Scientists from the University of California San Diego have developed a new method for improving a recycling process that takes degraded cathodes from old lithium-ion batteries and regenerates them. Researchers say that the updated process relies on less energy and is safer than their original method, for taking old cathodes and restoring them to their original cycle performance and capacity.
The team behind this innovation originally created a directly recycling approach in order to take degraded cathodes and bring them back to their original power levels. The method devised by scientists helped to restore the lithium ions lost by cathodes as they experience extended use, and reverted the atomic structure back to its original levels.
Scientists had to take a hot lithium salt solution of cathode particles and pressurize it to about 10 atmospheres. Unfortunately, the technology used in this method was costly and problematic, requiring specially designed equipment and additional safety precautions.
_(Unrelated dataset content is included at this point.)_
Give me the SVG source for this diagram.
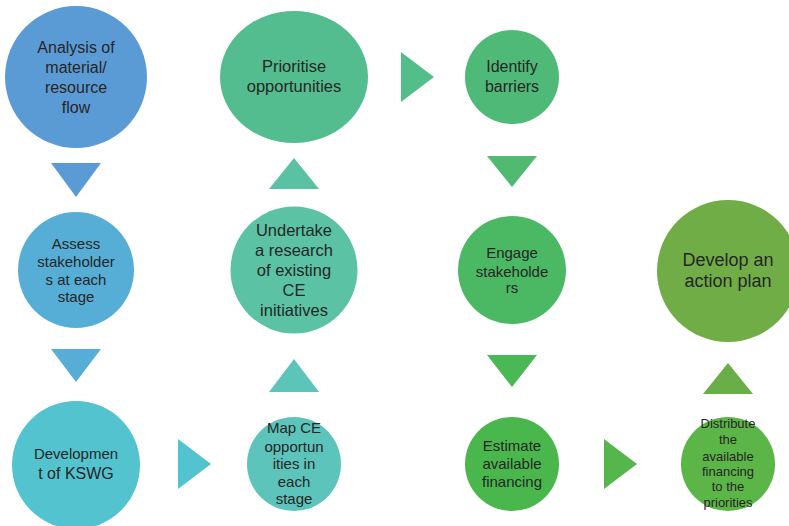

The new system uses ambient pressure to restore cathodes, which comes in at one atmosphere. To achieve this, scientists used eutectic lithium salts. Eutectic lithium salts involve mixing two or more salts that possess the ability to melt at lower temperatures than the individual components. The end result is a solvent-free liquid, which scientists then used to dissolve degraded cathode materials. From there, they can restore the lithium ions to their original levels — all without having to add any additional pressure in the reactors.
With their new recycling method, researchers collect cathode particles from old lithium-ion batteries and mix them with the eutectic salt solution. The mixture is heated to 300ºC, after which it goes through a brief annealing process. During this process, it is heated to 850ºC for a few hours, before being allowed to cool naturally.
“Due to the rapid growth of electric vehicle markets, the worldwide manufacturing capacity of lithium-ion batteries is expected to reach hundreds of gigawatt hours per year in the next five years. This work presents a solution to reclaim the values of end-of-life lithium-ion batteries after 5 to 10 years of operation.”
The team of scientists behind this new method is working on fine-tuning the process. They hope to be able to use it for recycling any of the cathode materials found in sodium-ion and lithium-ion batteries. They’ve filed a provisional patent on their method, and the work has been published in Advanced Energy Materials.